Fryderyk Michał Szubert (18 April 1787 – 5 May 1860) was a Polish biologist and botanist who served as the first director of the Botanical Garden in Warsaw. He wrote extensively on the flora of Poland.
Szubert (originally Schubert) was born in a German origin family at Ząbki near Warsaw to Bogumił who served in the court of Brühl and Joanna née Rudzka. Educated at the Warsaw Lyceum, he went to Paris in 1809 and attended the lectures of the botanists Charles-François Brisseau de Mirbel and Antoine Laurent de Jussieu. He contributed to Mirbel's Éléments de physiologie végétale et de botanique (1815). Returning to Poland in 1813 he taught botany at the Lyceum and forestry at the School of Law and Administration. In 1816 he was appointed to the newly founded University of Warsaw as a professor of botany and worked there until the university was closed in 1831 following the November Uprising. He was also in charge of the botanical garden of the palace from 1816 and in 1818 he founded a new botanical garden in the Royal Łazienki Park which he directed until 1846. He collected extensively for his herbarium while at the university and his students included Jakub Ignacy Waga and Wojciech Jastrzębowski. He served in the artillery during the November Uprising of 1830–31. From 1836 he served as a professor of botany at the Warsaw School of Pharmacy.[1] [2]

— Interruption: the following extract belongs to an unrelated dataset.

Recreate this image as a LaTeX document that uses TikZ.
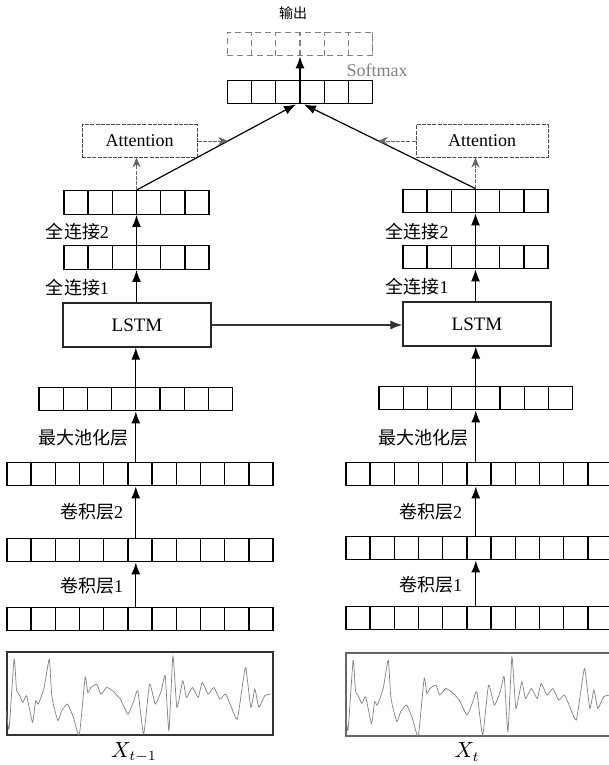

The tree initially named as Cupressus disticha and now known as Taxodium distichum was named Schubertia disticha in his honour but that genus name is now a synonym.
Szubert married Józefa Zofia née Szwarc (d. 1878). A freemason, he was member of the Masonic lodge "Göttin von Eleusis" and honorary member of the "Temple of Minerva" lodge. He died in 1860 and was buried in Płock and the remains were moved in 1862 to the Warsaw Evangelical-Augsburg cemetery.